Determine values of a and b that make the given function continuous .
16sinx÷x
f(x)= a
bcosx
It's a bicewise function
I think we need more information. f(x) = 16 sin x + x for what values of x? f(x) = a, for what values of x? f(x) = b cos x for what values of x?
16sinx/x if x <0
f(x)= a if x=0
bcosx if x>0
a=16
b=16
lim (sinx)/x = 1
therefore lim 16(sinx)/x = 16
so a = 16 and for b cos x to = 16, b = 16
thanks for helping me
To determine the values of a and b that make the given function continuous, we need to ensure that the function is continuous at the points where the two pieces meet, which is when x is equal to 0.
First, let's consider the left piece of the function: 16sinx/x. For this piece to be continuous at x = 0, the limit of the function as x approaches 0 must exist. Evaluating this limit:
lim (x -> 0) 16sinx/x
We can use L'Hôpital's Rule to solve this limit by differentiating the numerator and denominator:
lim (x -> 0) 16cosx/1 = 16cos(0) = 16
So, in order for the left piece to be continuous at x = 0, the value of a should be 16.

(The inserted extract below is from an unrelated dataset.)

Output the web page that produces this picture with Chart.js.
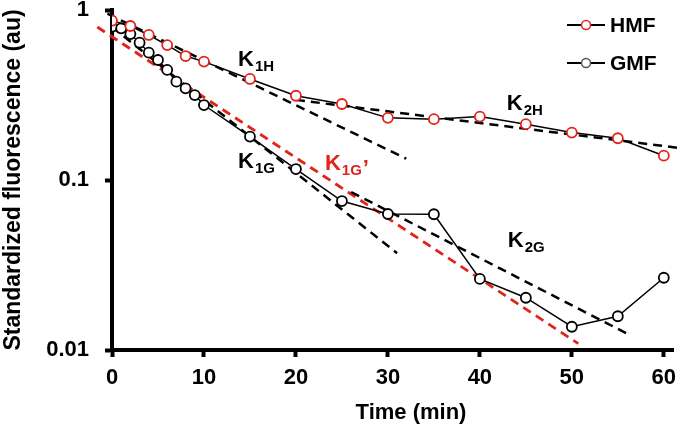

Next, let's consider the right piece of the function: bcosx. For this piece to be continuous at x = 0, the value of bcos(0) should be equal to the value of the left piece at x = 0, which we determined to be 16.
bcos(0) = 16
Since cos(0) = 1, we can solve for b:
b * 1 = 16
b = 16
So, the values of a and b that make the given function continuous are a = 16 and b = 16.